A strategy to address some of the freedom of choice in model-building are perturbed parameter ensembles (PPEs), where the space of some or all the degrees of freedom offered by the poorly constrained parameters is sampled (see Section 5), and sometimes used as input to statistical emulators (e.g. Sexton et al 2021) to describe even more parameter combinations. The use of multi-model ensembles (MMEs; step iv) aims to complementarily address structural model uncertainty, while single-model-large ensembles specifically address internal variability uncertainty.

4.3 (iii) Choices and value-judgements in deriving model ECS

After choosing to study ECS and building a model, the third step in model-based assessments is to derive an ECS estimate for a given climate model (Fig. 2a), which requires the choice of a method. The main methodological choice has historically been that of the model setup (coupled vs. slab-ocean, Section 2) and of the model ‘experiment’ (terminology as in Schmidt and Sherwood 2015). For the widely available CMIP6 data from current-generation models, a panel of expert scientists in community consultation have chosen the standard of coupled 4xCO2 simulations (Eyring et al 2016) that is then implemented by the modelling groups. Alternative choices can in theory be made at the ECS assessment stage but are practically inhibited by computing resources, time, and specific expertise required to run a model even when its code, instructions, and documentation are published. The choice of coupled 4xCO2 simulations then suggests estimating ECS using EffCS (as also estimated by Sherwood et al 2020) with the 150-year ‘Gregory method’ (Section 2), which will impact the assessed ECS value as well as its interpretation. Epistemic and non-epistemic value-judgements are relevant to the choice (Tab. 3G). Within the constraints of model data availability, alternative choices regarding methodological details can readily be made (Boucher et al 2020; Rugenstein et al 2020), since authors of inter-model comparison studies will routinely analyse the published model data themselves rather than using the ECS values published by the modelling centres.

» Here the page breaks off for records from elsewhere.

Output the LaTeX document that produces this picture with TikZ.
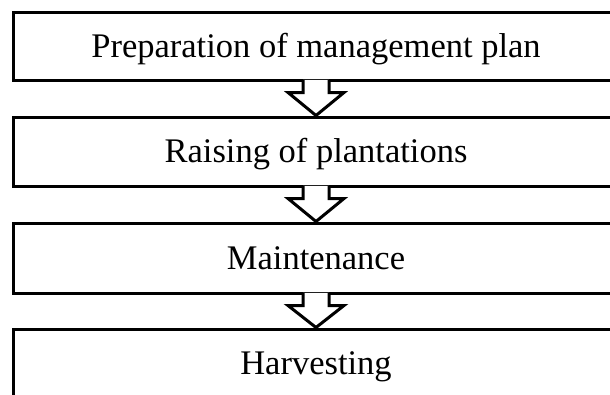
\documentclass[tikz,border=0pt]{standalone}
\usepackage{fontspec}
\setmainfont{Liberation Serif}
\usetikzlibrary{calc}
\tikzset{
  stagebox/.style={draw=black, line width=3pt, minimum width=606pt, minimum height=68pt,
    inner sep=0pt, font=\fontsize{34.5}{40}\selectfont, text height=22.8pt, text depth=0pt},
  blockarrow/.style={draw=black, line width=3pt, line join=miter}
}
\begin{document}
\begin{tikzpicture}[x=1pt, y=-1pt]
\useasboundingbox (0,0) rectangle (610,394);
\clip (0,0) rectangle (610,394);
\node[stagebox] (b1) at (316,46) {Preparation of management plan};
\node[stagebox, minimum height=69pt] (b2) at (316,151.5) {Raising of plantations};
\node[stagebox, minimum height=70pt] (b3) at (316,258) {Maintenance};
\node[stagebox, minimum height=69pt] (b4) at (316,363.5) {Harvesting};
\foreach \a/\b in {b1/b2, b2/b3, b3/b4}{
  \fill[white] ($(\a.south)+(-13,-1.6)$) -- ($(\a.south)+(13,-1.6)$) -- ($(\a.south)+(13,11)$)
     -- ($(\a.south)+(28,11)$) -- (\b.north) -- ($(\a.south)+(-28,11)$) -- ($(\a.south)+(-13,11)$) -- cycle;
  \draw[blockarrow] ($(\a.south)+(-13,-1.6)$) -- ($(\a.south)+(-13,11)$) -- ($(\a.south)+(-28,11)$)
     -- (\b.north) -- ($(\a.south)+(28,11)$) -- ($(\a.south)+(13,11)$) -- ($(\a.south)+(13,-1.6)$);
}
\end{tikzpicture}
\end{document}
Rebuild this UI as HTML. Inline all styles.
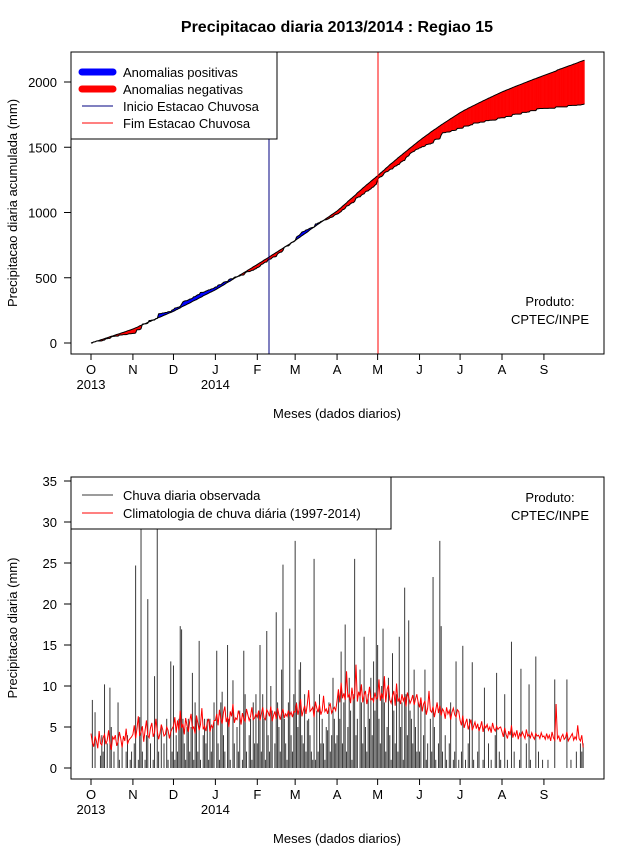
<!DOCTYPE html>
<html><head><meta charset="utf-8"><style>
body{margin:0;background:#fff}
svg{display:block;font-family:"Liberation Sans",sans-serif}
</style></head><body>
<svg id="c" width="640" height="850" viewBox="0 0 640 850"></svg>
<script>
const months=["O","N","D","J","F","M","A","M","J","J","A","S"];
const monthStartDay=[0,31,61,92,123,151,182,212,243,273,304,335];
const topTicks=[0,500,1000,1500,2000];
const botTicks=[0,5,10,15,20,25,30,35];
const obsDaily=[
0,8.3,0,6.8,0,0,0,1.5,4,2,10.2,0,3,0,9.8,5,0,2,0,0,8,1,0,3,0,0,2,4,0,1,2,
0,3,24.7,0,1,6.2,36,2,0,1,4,20.6,0,3,0,1,11.2,0,36,2,0,5,0,3,0,6,1,0,13,2,
12.5,1,4,2,6,17.3,16.9,6,3,1,5,6,2,5,11.6,1,8,6,2,15.5,1,0,4,6,3,6,1,6,2,5,8,
0,14.3,3,1,8,9.3,4,2,0,15,6,1,0,10.7,3,0,5,2,7,0,1,14.3,9,2,0,4,6,1,8,3,9,
3,7,15,2,9,6,1,16.7,4,2,10,7,0,3,19,8,5,2,12,24.8,6,3,1,8,17,4,2,9,
27.7,8,5,12,12.9,4,3,9,2,5.8,6,4,2,1,25.5,1,7,2,9,3,6,3,1,5,4.6,8,2,4,11,6,3,
4,9,6,14.2,3,8,17.5,2,5,11,7,1,9,25.5,4,6,0,12,8,3,16,5,2,9,6,11,4,13,7,36,
15,6,3,10,17,8,2,5,11,4,1,14,7,3,9,2,16,5,8,1,22,9,4,18,7,6,3,12,5,2,8,
2,8,0,4,12,1,3,0,6,2,23.3,5,1,0,3,27.7,17.3,2,0,4,1,0,3,8,0,1,2,13,0,1,
0,2,14.9,0,1,0,3,6,0,12.9,1,0,0,2,5,0,0,1,9.8,0,0,3,0,1,0,0,4,11.6,0,2,1,
0,0,9,0,1,0,0,15.4,0,2,0,0,0,1,12.1,0,0,0,3,0,10.2,1,0,0,0,13.6,0,2,0,0,1,
0,0,0,1,0,0,0,0,10.8,0,0,0,0,0,0,0,0,10.8,0,0,1,0,0,0,2,0,0,3,2,3];
const climDaily=[
4.2,3.1,2.6,3.9,3.3,2.4,4.5,3.0,2.8,3.7,4.1,2.9,3.4,4.6,3.1,2.2,3.8,3.5,4.0,2.7,3.2,4.4,3.6,2.5,3.9,3.3,4.8,2.9,3.4,3.6,3.8,
4.1,5.2,3.6,4.8,6.3,3.9,4.4,5.1,3.2,4.6,5.8,4.0,3.7,4.9,5.5,3.8,4.3,6.0,4.5,3.5,4.2,5.3,4.7,3.9,4.1,5.0,4.6,3.6,4.4,4.8,
5.1,6.2,4.3,5.8,4.6,7.0,4.9,5.4,4.1,6.1,5.2,4.4,5.7,6.6,4.8,5.0,4.2,6.4,5.5,4.6,5.3,7.3,4.7,5.1,4.5,5.6,6.0,4.4,5.2,4.9,5.8,
5.8,6.6,5.2,7.1,6.0,5.4,6.8,7.5,5.6,6.2,5.0,6.9,6.3,7.8,5.5,6.1,5.9,7.0,6.4,5.3,6.7,6.0,5.7,7.2,6.5,5.8,6.3,7.4,5.9,6.1,6.6,
6.2,7.0,5.8,6.6,7.4,6.1,5.9,7.1,6.8,6.3,7.5,5.7,6.4,6.9,6.0,7.3,6.5,5.9,6.7,7.2,6.1,6.6,6.3,7.0,6.4,6.8,6.2,6.9,
6.8,7.9,6.5,7.2,8.4,6.3,7.0,7.6,6.6,7.8,9.5,6.9,7.1,7.4,6.2,8.1,7.3,6.8,7.7,6.5,7.0,8.8,6.9,7.2,6.6,7.5,7.8,6.7,7.1,7.4,7.0,
8.2,9.6,8.0,10.4,8.5,9.1,8.3,11.8,8.6,9.0,7.9,9.8,8.4,8.8,12.6,8.1,9.3,8.7,10.2,8.0,8.9,9.4,7.8,8.6,9.9,8.3,8.5,8.1,9.2,8.4,
8.6,10.8,8.2,9.1,8.4,11.2,8.0,9.6,10.1,8.3,7.9,8.8,9.4,7.6,10.3,8.1,8.5,7.8,9.0,8.2,8.7,7.5,9.2,8.6,7.9,8.3,8.9,7.7,8.4,9.0,8.0,
7.4,8.6,6.9,7.8,8.2,6.5,7.3,9.4,7.0,6.8,7.5,6.2,7.1,8.0,6.7,7.6,6.4,7.2,6.9,6.0,7.4,6.6,7.0,5.9,6.8,7.3,6.5,6.2,7.1,6.9,
5.8,5.2,6.4,4.9,5.5,6.0,4.7,5.3,5.9,4.6,5.1,5.6,4.8,5.4,4.5,5.0,5.7,4.4,5.2,4.9,5.3,4.6,5.0,4.3,5.5,4.8,4.5,5.1,4.7,4.9,5.0,
4.4,3.8,4.9,4.1,3.6,4.5,4.0,5.2,3.7,4.3,3.9,4.6,3.5,4.2,3.8,4.4,4.0,3.6,4.7,3.9,4.1,3.7,4.3,3.8,3.5,4.2,3.9,4.0,3.6,4.3,3.8,
3.9,3.5,4.2,3.6,4.0,3.3,4.4,3.7,3.4,7.8,3.6,3.9,3.2,3.8,4.1,3.5,3.7,4.4,3.3,3.6,3.9,4.2,3.4,3.8,3.5,5.2,3.6,3.3,4.0,2.5];

const NS="http://www.w3.org/2000/svg";
const svg=document.getElementById('c');
function mk(tag,attrs,parent,txt){const e=document.createElementNS(NS,tag);for(const k in attrs)e.setAttribute(k,attrs[k]);if(txt!==undefined)e.textContent=txt;(parent||svg).appendChild(e);return e;}
const X0=91,PXD=1.352;
function xDay(d){return X0+d*PXD;}
function yTop(v){return 343-v*0.1305;}
function yBot(v){return 768-v*8.2;}

let t=mk('text',{x:337,y:32,'text-anchor':'middle','font-size':16,'font-weight':'bold'},svg,'Precipitacao diaria 2013/2014 : Regiao 15');



const gTop=mk('g',{});


const cumObs=[0],cumClim=[0];
for(let i=0;i<obsDaily.length;i++){cumObs.push(cumObs[i]+obsDaily[i]);cumClim.push(cumClim[i]+climDaily[i]);}
const gFill=mk('g',{},gTop);


for(let i=0;i<cumObs.length-1;i++){
  const a=cumObs[i]-cumClim[i],b=cumObs[i+1]-cumClim[i+1];
  const col=(a+b)>=0?'#0000ff':'#ff0000';
  const p=mk('polygon',{points:`${xDay(i)},${yTop(cumObs[i])} ${xDay(i+1)},${yTop(cumObs[i+1])} ${xDay(i+1)},${yTop(cumClim[i+1])} ${xDay(i)},${yTop(cumClim[i])}`,fill:col,stroke:col,'stroke-width':0.4},gFill);
  
  
}
let lo=mk('polyline',{points:cumObs.map((v,i)=>xDay(i)+','+yTop(v)).join(' '),fill:'none',stroke:'#000','stroke-width':1},gTop);


let lc=mk('polyline',{points:cumClim.map((v,i)=>xDay(i)+','+yTop(v)).join(' '),fill:'none',stroke:'#000','stroke-width':1},gTop);


let vs=mk('line',{x1:269,x2:269,y1:52,y2:354,stroke:'#000080','stroke-width':1},gTop);


let ve=mk('line',{x1:378,x2:378,y1:52,y2:354,stroke:'#ff0000','stroke-width':1},gTop);


let bt=mk('rect',{x:71,y:52,width:533,height:302,fill:'none',stroke:'#000'},gTop);


topTicks.forEach(v=>{
  const y=yTop(v);
  mk('line',{x1:64,x2:71,y1:y,y2:y,stroke:'#000'},gTop);
  const tl=mk('text',{x:57,y:y+5,'text-anchor':'end','font-size':13},gTop,String(v));
  
  
});
let yt=mk('text',{x:0,y:0,transform:'translate(17,203) rotate(-90)','text-anchor':'middle','font-size':13},gTop,'Precipitacao diaria acumulada (mm)');


function xAxis(g,yAxis,prefix){
  mk('line',{x1:xDay(0),x2:xDay(monthStartDay[11]),y1:yAxis,y2:yAxis,stroke:'#000'},g);
  months.forEach((m,i)=>{
    const x=xDay(monthStartDay[i]);
    mk('line',{x1:x,x2:x,y1:yAxis,y2:yAxis+6,stroke:'#000'},g);
    const tl=mk('text',{x:x,y:yAxis+20,'text-anchor':'middle','font-size':13},g,m);
    
    
  });
  const y1=mk('text',{x:xDay(0),y:yAxis+35,'text-anchor':'middle','font-size':13},g,'2013');
  
  
  const y2=mk('text',{x:xDay(92),y:yAxis+35,'text-anchor':'middle','font-size':13},g,'2014');
  
  
}
xAxis(gTop,354,'top');
let xt=mk('text',{x:337,y:418,'text-anchor':'middle','font-size':13},gTop,'Meses (dados diarios)');


const lgT=mk('g',{},gTop);


mk('rect',{x:71,y:52,width:206,height:87,fill:'#fff',stroke:'#000'},lgT);
[['#0000ff',7,'Anomalias positivas',72],['#ff0000',7,'Anomalias negativas',89],['#000080',1,'Inicio Estacao Chuvosa',106],['#ff0000',1,'Fim Estacao Chuvosa',123]].forEach(e=>{
  const g=mk('g',{},lgT);
  
  
  mk('line',{x1:82,x2:113,y1:e[3],y2:e[3],stroke:e[0],'stroke-width':e[1],'stroke-linecap':e[1]>1?'round':'butt'},g);
  mk('text',{x:123,y:e[3]+5,'font-size':13},g,e[2]);
});
let p1=mk('text',{x:550,y:306,'text-anchor':'middle','font-size':13},gTop,'Produto:');


let p2=mk('text',{x:550,y:324,'text-anchor':'middle','font-size':13},gTop,'CPTEC/INPE');



const gBot=mk('g',{});


const clipD=mk('defs',{},gBot);
const cp=mk('clipPath',{id:'cb'},clipD);
mk('rect',{x:71,y:477,width:533,height:302},cp);
const gBars=mk('g',{'clip-path':'url(#cb)'},gBot);


obsDaily.forEach((v,i)=>{
  const b=mk('line',{x1:xDay(i),x2:xDay(i),y1:yBot(0),y2:yBot(v),stroke:'#3a3a3a','stroke-width':1},gBars);
  
  
});
let cl=mk('polyline',{points:climDaily.map((v,i)=>xDay(i)+','+yBot(v)).join(' '),fill:'none',stroke:'#ff0000','stroke-width':1},gBot);


let bb=mk('rect',{x:71,y:477,width:533,height:302,fill:'none',stroke:'#000'},gBot);


botTicks.forEach(v=>{
  const y=yBot(v);
  mk('line',{x1:64,x2:71,y1:y,y2:y,stroke:'#000'},gBot);
  const tl=mk('text',{x:57,y:y+5,'text-anchor':'end','font-size':13},gBot,String(v));
  
  
});
let yb=mk('text',{x:0,y:0,transform:'translate(17,628) rotate(-90)','text-anchor':'middle','font-size':13},gBot,'Precipitacao diaria (mm)');


xAxis(gBot,779,'bottom');
let xb=mk('text',{x:337,y:843,'text-anchor':'middle','font-size':13},gBot,'Meses (dados diarios)');


const lgB=mk('g',{},gBot);


mk('rect',{x:71,y:477,width:320,height:52,fill:'#fff',stroke:'#000'},lgB);
[['#3a3a3a','Chuva diaria observada',495],['#ff0000','Climatologia de chuva diária (1997-2014)',513]].forEach(e=>{
  const g=mk('g',{},lgB);
  
  
  mk('line',{x1:82,x2:113,y1:e[2],y2:e[2],stroke:e[0],'stroke-width':1},g);
  mk('text',{x:123,y:e[2]+5,'font-size':13},g,e[1]);
});
let p3=mk('text',{x:550,y:502,'text-anchor':'middle','font-size':13},gBot,'Produto:');


let p4=mk('text',{x:550,y:520,'text-anchor':'middle','font-size':13},gBot,'CPTEC/INPE');


</script>
</body></html>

4.4 (iv) Choices and value-judgements in combining multi-model results

The fourth step is to combine estimates from different models (Fig. 2a). Different models and model versions differ in their ECS estimates derived with a given method (step iii) because the choices in the model-building (step ii) were made differently, and such estimates are combined to a range and (potentially) a best estimate in this step. The first choice here is that of the ensemble, for example the latest CMIP generation, largely for epistemic and pragmatic reasons (Table 4H). Epistemic reasons include the acknowledgement of model improvement over time, both in terms of improved physical bases of many parameterisations and/or reduced phenomenological model bias (IPCC 2021), motivating the common choice to analyse models by generation and compare with earlier generations (as, e.g., Collins et al. 2013; Zelinka et al 2020; Flynn and Mauritsen 2020). Rauser et al. (2015) argue that alternative options to the choice of ensemble — i.e. the use of cross-generational ensembles — should be made more often. One argument for this is that the small number of generational CMIP ensembles available to date provide limited power for assessing the robustness of emergent constraints (e.g. Schlund et al 2020). Further choices might include the cut-off date by which model data has to be available in CMIP in order to be included in the analysis. This is clearly guided by pragmatic factors, although non-epistemic value-judgements might also be relevant (Table 4H). There can also be explicitly epistemic value-judgements, i.e. to exclude some models (e.g. due to suspected model artefacts like not understood model drifts; PAGES2k-PMIP3 group 2015). Choices in this step (like weighting a model based on some metric) might effectively ‘undo’ some choices made in the model-building (like tuning the model to a different metric) that influence a specific model’s ECS value. This is an illustration of the important notion that the impact of choices and relevant value-judgements can not be assumed to be linearly additive along the assessment steps (Winsberg 2018).

Table 3 As Table 1, except with examples for assessment step (iii) rather than (i)
Table 4 As Table 1, except with examples for assessment step (iv) rather than (i)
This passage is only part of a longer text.